Madam Speaker, I know that process is not something that is often talked about on this floor as though it is important. But, Madam Speaker, in the next Congress it is clear that process is important, that debate and deliberation is important, that we not simply take what the Senate takes, allow them to change it completely, send it back to us bearing no resemblance, and not have a conference.

If this bill is so important, as Mr. Cuellar says, that it be passed in a lame duck session, then Madam Speaker, isn't it so important that it should have gone through a conference process or at least that the Senate or House leaders would have come to the committee of jurisdiction and at least asked us what needed to be changed in order to get our support? They didn't have that support.

Like any bill, you will pick off a few Texans for a Texan's bill, or you will pick off a few Members, that doesn't make it bipartisan. It certainly wasn't bicameral when, in fact, Mr. Cuellar's bill was rewritten in the Senate; written by the White House, as far as I can tell, to look more like his budget process procedures that he printed back in February; sent back to us so that we could make in statute what the President chooses to do.

Madam Speaker, we are better than that.
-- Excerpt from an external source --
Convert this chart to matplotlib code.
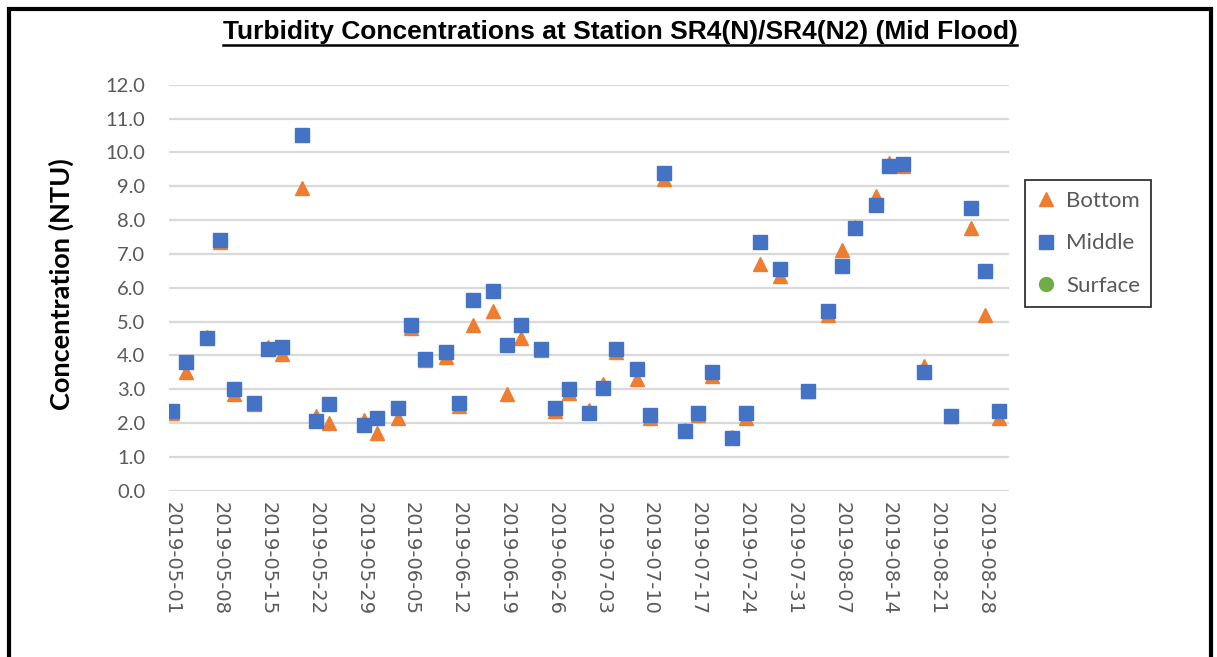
import matplotlib
matplotlib.use('Agg')
import matplotlib.pyplot as plt
import pandas as pd
from matplotlib.lines import Line2D
from matplotlib.patches import Rectangle

# sampling dates and turbidity (NTU) by depth
dates = ['2019-05-01', '2019-05-03', '2019-05-06', '2019-05-08', '2019-05-10',
         '2019-05-13', '2019-05-15', '2019-05-17', '2019-05-20', '2019-05-22',
         '2019-05-24', '2019-05-29', '2019-05-31', '2019-06-03', '2019-06-05',
         '2019-06-07', '2019-06-10', '2019-06-12', '2019-06-14', '2019-06-17',
         '2019-06-19', '2019-06-21', '2019-06-24', '2019-06-26', '2019-06-28',
         '2019-07-01', '2019-07-03', '2019-07-05', '2019-07-08', '2019-07-10',
         '2019-07-12', '2019-07-15', '2019-07-17', '2019-07-19', '2019-07-22',
         '2019-07-24', '2019-07-26', '2019-07-29', '2019-08-02', '2019-08-05',
         '2019-08-07', '2019-08-09', '2019-08-12', '2019-08-14', '2019-08-16',
         '2019-08-19', '2019-08-23', '2019-08-26', '2019-08-28', '2019-08-30']
bottom = [2.3, 3.5, 4.55, 7.35, 2.85, 2.55, 4.25, 4.05, 8.95, 2.2,
          2.0, 2.1, 1.7, 2.15, 4.8, 3.85, 3.95, 2.5, 4.9, 5.3,
          2.85, 4.5, 4.15, 2.35, 2.9, 2.4, 3.15, 4.1, 3.3, 2.15,
          9.2, 1.8, 2.25, 3.4, 1.6, 2.15, 6.7, 6.35, 2.95, 5.2,
          7.1, 7.8, 8.7, 9.7, 9.6, 3.7, 2.2, 7.75, 5.2, 2.15]
middle = [2.35, 3.8, 4.5, 7.4, 3.0, 2.6, 4.2, 4.25, 10.5, 2.05,
          2.55, 1.95, 2.15, 2.45, 4.9, 3.9, 4.1, 2.6, 5.65, 5.9,
          4.3, 4.9, 4.2, 2.45, 3.0, 2.3, 3.05, 4.2, 3.6, 2.25,
          9.4, 1.75, 2.3, 3.5, 1.55, 2.3, 7.35, 6.55, 2.95, 5.3,
          6.65, 7.75, 8.45, 9.6, 9.65, 3.5, 2.2, 8.35, 6.5, 2.35]
surface_dates = []
surface = []

x = pd.to_datetime(dates)
tick_dates = pd.date_range('2019-05-01', '2019-08-28', freq='7D')

fig = plt.figure(figsize=(12.17, 6.57), dpi=100)
ax = fig.add_axes([169 / 1217, 1 - 490.7 / 657, 840 / 1217, 406 / 657])

grey = '#595959'
ax.plot(x, bottom, linestyle='none', marker='^', markersize=10.5,
        color='#ED7D31', label='Bottom', zorder=3)
ax.plot(x, middle, linestyle='none', marker='s', markersize=10,
        color='#4472C4', label='Middle', zorder=4)
ax.plot(pd.to_datetime(surface_dates), surface, linestyle='none', marker='o',
        markersize=10, color='#70AD47', label='Surface', zorder=5)

ax.set_ylim(0, 12)
ax.set_yticks([i for i in range(13)])
ax.set_yticklabels([f'{i:.1f}' for i in range(13)], fontsize=14.5,
                   color=grey, family='Lato')
ax.set_xlim(pd.Timestamp('2019-04-30 12:00'), pd.Timestamp('2019-08-31 12:00'))
ax.set_xticks(tick_dates)
ax.set_xticklabels([d.strftime('%Y-%m-%d') for d in tick_dates], rotation=270,
                   fontsize=14, color=grey, family='DejaVu Sans')
ax.tick_params(length=0)
ax.tick_params(axis='y', pad=17)
ax.tick_params(axis='x', pad=8)
ax.grid(axis='y', color='#D9D9D9', linewidth=1.6)
ax.set_axisbelow(True)
for s in ax.spines.values():
    s.set_visible(False)

fig.text(61 / 1217, 1 - 284 / 657, 'Concentration (NTU)', rotation=90,
         ha='center', va='center', fontsize=19.5, fontweight='bold',
         family='Lato')

leg = fig.legend(loc='upper left', bbox_to_anchor=(1025 / 1217, 1 - 180 / 657),
                 frameon=True, fancybox=False, labelspacing=1.0,
                 handlelength=0.9, handletextpad=0.45, borderpad=0.5,
                 borderaxespad=0, prop={'family': 'Lato', 'size': 16})
leg.get_frame().set_edgecolor('black')
leg.get_frame().set_linewidth(1.3)
for t in leg.get_texts():
    t.set_color(grey)

title = fig.text(620 / 1217, 1 - 32 / 657,
                 'Turbidity Concentrations at Station SR4(N)/SR4(N2) (Mid Flood)',
                 ha='center', va='center', fontsize=19, fontweight='bold',
                 family='Liberation Sans')

# outer frame
fig.patches.append(Rectangle((9 / 1217, -0.05), 1202 / 1217, 1.05 - 9 / 657,
                             transform=fig.transFigure, fill=False,
                             edgecolor='black', linewidth=3))

# underline under the title
fig.canvas.draw()
bb = title.get_window_extent().transformed(fig.transFigure.inverted())
fig.add_artist(Line2D([bb.x0, bb.x1], [bb.y0 - 0.002, bb.y0 - 0.002],
                      transform=fig.transFigure, color='black', linewidth=1.8))

fig.savefig('out.png', dpi=100)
In the next Congress, I certainly believe that if the House and the Senate have differences of opinions, it is appropriate that it be worked out through a process of conference and not simply take what the Senate sends in a closed rule without anything but meaningless debate. And, Madam Speaker, debate without the opportunity to change one line is simply talking about a foregone conclusion that last Friday the votes were counted.

With that, Madam Speaker, I yield back the balance of my time hopefully for this lame duck session.